Task brief:
Copy out the listing exactly.

Data section:

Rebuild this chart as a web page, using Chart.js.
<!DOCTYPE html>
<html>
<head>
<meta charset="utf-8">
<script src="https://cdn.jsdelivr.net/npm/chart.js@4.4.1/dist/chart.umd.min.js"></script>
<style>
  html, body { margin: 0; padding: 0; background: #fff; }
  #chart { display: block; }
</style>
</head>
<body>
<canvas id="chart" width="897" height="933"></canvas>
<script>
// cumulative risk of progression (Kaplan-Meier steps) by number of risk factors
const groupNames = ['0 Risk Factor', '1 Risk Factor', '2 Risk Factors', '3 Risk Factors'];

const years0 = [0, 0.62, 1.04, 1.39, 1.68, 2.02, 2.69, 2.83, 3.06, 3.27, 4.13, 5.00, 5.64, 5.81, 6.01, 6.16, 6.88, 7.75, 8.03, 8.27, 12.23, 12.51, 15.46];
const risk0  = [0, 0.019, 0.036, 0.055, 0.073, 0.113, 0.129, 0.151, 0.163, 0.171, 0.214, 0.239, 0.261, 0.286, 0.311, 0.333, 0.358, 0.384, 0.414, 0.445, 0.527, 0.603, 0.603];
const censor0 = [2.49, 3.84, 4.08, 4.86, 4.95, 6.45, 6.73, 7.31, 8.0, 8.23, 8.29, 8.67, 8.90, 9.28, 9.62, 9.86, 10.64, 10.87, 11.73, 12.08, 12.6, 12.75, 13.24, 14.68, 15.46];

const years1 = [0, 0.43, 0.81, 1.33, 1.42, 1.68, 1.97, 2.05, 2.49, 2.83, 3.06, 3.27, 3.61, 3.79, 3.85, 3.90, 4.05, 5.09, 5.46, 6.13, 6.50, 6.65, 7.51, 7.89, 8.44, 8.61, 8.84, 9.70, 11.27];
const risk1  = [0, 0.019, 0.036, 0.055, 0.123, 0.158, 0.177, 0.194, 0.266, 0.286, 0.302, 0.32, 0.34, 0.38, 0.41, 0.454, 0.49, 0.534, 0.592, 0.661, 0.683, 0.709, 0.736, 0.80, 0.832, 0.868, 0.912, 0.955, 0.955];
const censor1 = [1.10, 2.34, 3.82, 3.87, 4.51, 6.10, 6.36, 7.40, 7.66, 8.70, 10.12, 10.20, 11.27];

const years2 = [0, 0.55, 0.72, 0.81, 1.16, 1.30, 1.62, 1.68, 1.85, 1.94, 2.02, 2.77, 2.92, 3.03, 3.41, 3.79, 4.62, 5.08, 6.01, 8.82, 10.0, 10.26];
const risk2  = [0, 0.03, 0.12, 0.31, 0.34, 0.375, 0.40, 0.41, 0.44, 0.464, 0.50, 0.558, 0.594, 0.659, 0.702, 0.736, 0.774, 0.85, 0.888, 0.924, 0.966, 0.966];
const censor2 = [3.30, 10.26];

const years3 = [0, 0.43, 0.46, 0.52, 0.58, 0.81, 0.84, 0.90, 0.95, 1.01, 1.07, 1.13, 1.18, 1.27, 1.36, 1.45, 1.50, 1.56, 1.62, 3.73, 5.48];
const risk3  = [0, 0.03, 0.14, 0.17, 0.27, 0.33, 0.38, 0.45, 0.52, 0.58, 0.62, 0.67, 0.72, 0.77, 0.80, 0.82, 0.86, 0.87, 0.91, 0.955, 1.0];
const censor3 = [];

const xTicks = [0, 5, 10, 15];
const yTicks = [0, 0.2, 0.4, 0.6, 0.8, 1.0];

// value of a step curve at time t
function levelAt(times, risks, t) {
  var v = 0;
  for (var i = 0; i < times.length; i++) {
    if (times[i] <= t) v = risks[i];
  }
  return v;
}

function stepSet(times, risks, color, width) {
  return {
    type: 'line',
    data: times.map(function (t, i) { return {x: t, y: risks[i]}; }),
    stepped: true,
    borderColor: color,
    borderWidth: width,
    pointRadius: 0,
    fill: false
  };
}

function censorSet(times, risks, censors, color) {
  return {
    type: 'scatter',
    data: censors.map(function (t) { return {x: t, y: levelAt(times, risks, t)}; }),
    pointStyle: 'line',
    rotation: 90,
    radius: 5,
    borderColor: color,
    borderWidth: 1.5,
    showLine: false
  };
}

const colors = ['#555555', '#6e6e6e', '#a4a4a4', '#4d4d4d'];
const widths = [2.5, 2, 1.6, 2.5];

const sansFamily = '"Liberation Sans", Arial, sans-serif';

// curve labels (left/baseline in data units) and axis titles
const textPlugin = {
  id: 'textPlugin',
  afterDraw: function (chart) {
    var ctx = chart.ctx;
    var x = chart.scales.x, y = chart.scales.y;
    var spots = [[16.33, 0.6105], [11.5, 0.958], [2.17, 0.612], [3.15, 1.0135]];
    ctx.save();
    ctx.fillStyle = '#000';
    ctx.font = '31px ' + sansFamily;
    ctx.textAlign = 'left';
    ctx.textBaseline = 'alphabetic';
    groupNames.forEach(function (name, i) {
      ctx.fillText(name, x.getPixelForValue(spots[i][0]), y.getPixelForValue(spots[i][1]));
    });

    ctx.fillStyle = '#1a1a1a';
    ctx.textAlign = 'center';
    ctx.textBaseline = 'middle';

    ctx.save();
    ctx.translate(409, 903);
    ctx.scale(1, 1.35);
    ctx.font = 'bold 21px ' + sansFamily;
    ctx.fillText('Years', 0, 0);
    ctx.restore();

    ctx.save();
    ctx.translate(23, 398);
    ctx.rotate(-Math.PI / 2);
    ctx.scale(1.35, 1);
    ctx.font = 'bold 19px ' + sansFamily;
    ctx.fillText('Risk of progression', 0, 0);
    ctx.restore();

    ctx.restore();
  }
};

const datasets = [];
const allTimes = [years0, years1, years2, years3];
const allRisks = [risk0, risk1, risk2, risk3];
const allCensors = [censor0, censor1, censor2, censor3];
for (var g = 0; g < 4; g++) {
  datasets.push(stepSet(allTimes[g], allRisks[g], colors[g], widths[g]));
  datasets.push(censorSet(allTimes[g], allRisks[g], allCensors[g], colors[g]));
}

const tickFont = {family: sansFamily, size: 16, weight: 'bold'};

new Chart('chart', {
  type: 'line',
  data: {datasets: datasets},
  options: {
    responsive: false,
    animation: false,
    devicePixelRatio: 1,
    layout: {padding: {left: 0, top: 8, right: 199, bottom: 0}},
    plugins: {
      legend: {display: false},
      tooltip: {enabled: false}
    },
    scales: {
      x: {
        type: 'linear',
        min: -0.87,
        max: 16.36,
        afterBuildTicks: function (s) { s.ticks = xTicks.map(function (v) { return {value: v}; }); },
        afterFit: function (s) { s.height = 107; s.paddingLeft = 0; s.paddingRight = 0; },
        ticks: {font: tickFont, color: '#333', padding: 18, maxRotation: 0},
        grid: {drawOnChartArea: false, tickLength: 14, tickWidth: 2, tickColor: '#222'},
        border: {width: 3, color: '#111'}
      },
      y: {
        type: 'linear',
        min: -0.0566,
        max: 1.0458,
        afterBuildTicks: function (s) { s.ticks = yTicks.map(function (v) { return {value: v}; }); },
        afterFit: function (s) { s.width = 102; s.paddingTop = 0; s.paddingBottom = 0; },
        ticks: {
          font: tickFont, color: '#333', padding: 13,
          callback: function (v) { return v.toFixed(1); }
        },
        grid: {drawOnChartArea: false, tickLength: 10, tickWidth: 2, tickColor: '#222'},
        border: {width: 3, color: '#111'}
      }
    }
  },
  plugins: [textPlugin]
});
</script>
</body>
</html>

Solution:
Rebuild this chart as a web page, using Chart.js.
<!DOCTYPE html>
<html>
<head>
<meta charset="utf-8">
<script src="https://cdn.jsdelivr.net/npm/chart.js@4.4.1/dist/chart.umd.min.js"></script>
<style>
  html, body { margin: 0; padding: 0; background: #fff; }
  #chart { display: block; }
</style>
</head>
<body>
<canvas id="chart" width="897" height="933"></canvas>
<script>
// cumulative risk of progression (Kaplan-Meier steps) by number of risk factors
const groupNames = ['0 Risk Factor', '1 Risk Factor', '2 Risk Factors', '3 Risk Factors'];

const years0 = [0, 0.62, 1.04, 1.39, 1.68, 2.02, 2.69, 2.83, 3.06, 3.27, 4.13, 5.00, 5.64, 5.81, 6.01, 6.16, 6.88, 7.75, 8.03, 8.27, 12.23, 12.51, 15.46];
const risk0  = [0, 0.019, 0.036, 0.055, 0.073, 0.113, 0.129, 0.151, 0.163, 0.171, 0.214, 0.239, 0.261, 0.286, 0.311, 0.333, 0.358, 0.384, 0.414, 0.445, 0.527, 0.603, 0.603];
const censor0 = [2.49, 3.84, 4.08, 4.86, 4.95, 6.45, 6.73, 7.31, 8.0, 8.23, 8.29, 8.67, 8.90, 9.28, 9.62, 9.86, 10.64, 10.87, 11.73, 12.08, 12.6, 12.75, 13.24, 14.68, 15.46];

const years1 = [0, 0.43, 0.81, 1.33, 1.42, 1.68, 1.97, 2.05, 2.49, 2.83, 3.06, 3.27, 3.61, 3.79, 3.85, 3.90, 4.05, 5.09, 5.46, 6.13, 6.50, 6.65, 7.51, 7.89, 8.44, 8.61, 8.84, 9.70, 11.27];
const risk1  = [0, 0.019, 0.036, 0.055, 0.123, 0.158, 0.177, 0.194, 0.266, 0.286, 0.302, 0.32, 0.34, 0.38, 0.41, 0.454, 0.49, 0.534, 0.592, 0.661, 0.683, 0.709, 0.736, 0.80, 0.832, 0.868, 0.912, 0.955, 0.955];
const censor1 = [1.10, 2.34, 3.82, 3.87, 4.51, 6.10, 6.36, 7.40, 7.66, 8.70, 10.12, 10.20, 11.27];

const years2 = [0, 0.55, 0.72, 0.81, 1.16, 1.30, 1.62, 1.68, 1.85, 1.94, 2.02, 2.77, 2.92, 3.03, 3.41, 3.79, 4.62, 5.08, 6.01, 8.82, 10.0, 10.26];
const risk2  = [0, 0.03, 0.12, 0.31, 0.34, 0.375, 0.40, 0.41, 0.44, 0.464, 0.50, 0.558, 0.594, 0.659, 0.702, 0.736, 0.774, 0.85, 0.888, 0.924, 0.966, 0.966];
const censor2 = [3.30, 10.26];

const years3 = [0, 0.43, 0.46, 0.52, 0.58, 0.81, 0.84, 0.90, 0.95, 1.01, 1.07, 1.13, 1.18, 1.27, 1.36, 1.45, 1.50, 1.56, 1.62, 3.73, 5.48];
const risk3  = [0, 0.03, 0.14, 0.17, 0.27, 0.33, 0.38, 0.45, 0.52, 0.58, 0.62, 0.67, 0.72, 0.77, 0.80, 0.82, 0.86, 0.87, 0.91, 0.955, 1.0];
const censor3 = [];

const xTicks = [0, 5, 10, 15];
const yTicks = [0, 0.2, 0.4, 0.6, 0.8, 1.0];

// value of a step curve at time t
function levelAt(times, risks, t) {
  var v = 0;
  for (var i = 0; i < times.length; i++) {
    if (times[i] <= t) v = risks[i];
  }
  return v;
}

function stepSet(times, risks, color, width) {
  return {
    type: 'line',
    data: times.map(function (t, i) { return {x: t, y: risks[i]}; }),
    stepped: true,
    borderColor: color,
    borderWidth: width,
    pointRadius: 0,
    fill: false
  };
}

function censorSet(times, risks, censors, color) {
  return {
    type: 'scatter',
    data: censors.map(function (t) { return {x: t, y: levelAt(times, risks, t)}; }),
    pointStyle: 'line',
    rotation: 90,
    radius: 5,
    borderColor: color,
    borderWidth: 1.5,
    showLine: false
  };
}

const colors = ['#555555', '#6e6e6e', '#a4a4a4', '#4d4d4d'];
const widths = [2.5, 2, 1.6, 2.5];

const sansFamily = '"Liberation Sans", Arial, sans-serif';

// curve labels (left/baseline in data units) and axis titles
const textPlugin = {
  id: 'textPlugin',
  afterDraw: function (chart) {
    var ctx = chart.ctx;
    var x = chart.scales.x, y = chart.scales.y;
    var spots = [[16.33, 0.6105], [11.5, 0.958], [2.17, 0.612], [3.15, 1.0135]];
    ctx.save();
    ctx.fillStyle = '#000';
    ctx.font = '31px ' + sansFamily;
    ctx.textAlign = 'left';
    ctx.textBaseline = 'alphabetic';
    groupNames.forEach(function (name, i) {
      ctx.fillText(name, x.getPixelForValue(spots[i][0]), y.getPixelForValue(spots[i][1]));
    });

    ctx.fillStyle = '#1a1a1a';
    ctx.textAlign = 'center';
    ctx.textBaseline = 'middle';

    ctx.save();
    ctx.translate(409, 903);
    ctx.scale(1, 1.35);
    ctx.font = 'bold 21px ' + sansFamily;
    ctx.fillText('Years', 0, 0);
    ctx.restore();

    ctx.save();
    ctx.translate(23, 398);
    ctx.rotate(-Math.PI / 2);
    ctx.scale(1.35, 1);
    ctx.font = 'bold 19px ' + sansFamily;
    ctx.fillText('Risk of progression', 0, 0);
    ctx.restore();

    ctx.restore();
  }
};

const datasets = [];
const allTimes = [years0, years1, years2, years3];
const allRisks = [risk0, risk1, risk2, risk3];
const allCensors = [censor0, censor1, censor2, censor3];
for (var g = 0; g < 4; g++) {
  datasets.push(stepSet(allTimes[g], allRisks[g], colors[g], widths[g]));
  datasets.push(censorSet(allTimes[g], allRisks[g], allCensors[g], colors[g]));
}

const tickFont = {family: sansFamily, size: 16, weight: 'bold'};

new Chart('chart', {
  type: 'line',
  data: {datasets: datasets},
  options: {
    responsive: false,
    animation: false,
    devicePixelRatio: 1,
    layout: {padding: {left: 0, top: 8, right: 199, bottom: 0}},
    plugins: {
      legend: {display: false},
      tooltip: {enabled: false}
    },
    scales: {
      x: {
        type: 'linear',
        min: -0.87,
        max: 16.36,
        afterBuildTicks: function (s) { s.ticks = xTicks.map(function (v) { return {value: v}; }); },
        afterFit: function (s) { s.height = 107; s.paddingLeft = 0; s.paddingRight = 0; },
        ticks: {font: tickFont, color: '#333', padding: 18, maxRotation: 0},
        grid: {drawOnChartArea: false, tickLength: 14, tickWidth: 2, tickColor: '#222'},
        border: {width: 3, color: '#111'}
      },
      y: {
        type: 'linear',
        min: -0.0566,
        max: 1.0458,
        afterBuildTicks: function (s) { s.ticks = yTicks.map(function (v) { return {value: v}; }); },
        afterFit: function (s) { s.width = 102; s.paddingTop = 0; s.paddingBottom = 0; },
        ticks: {
          font: tickFont, color: '#333', padding: 13,
          callback: function (v) { return v.toFixed(1); }
        },
        grid: {drawOnChartArea: false, tickLength: 10, tickWidth: 2, tickColor: '#222'},
        border: {width: 3, color: '#111'}
      }
    }
  },
  plugins: [textPlugin]
});
</script>
</body>
</html>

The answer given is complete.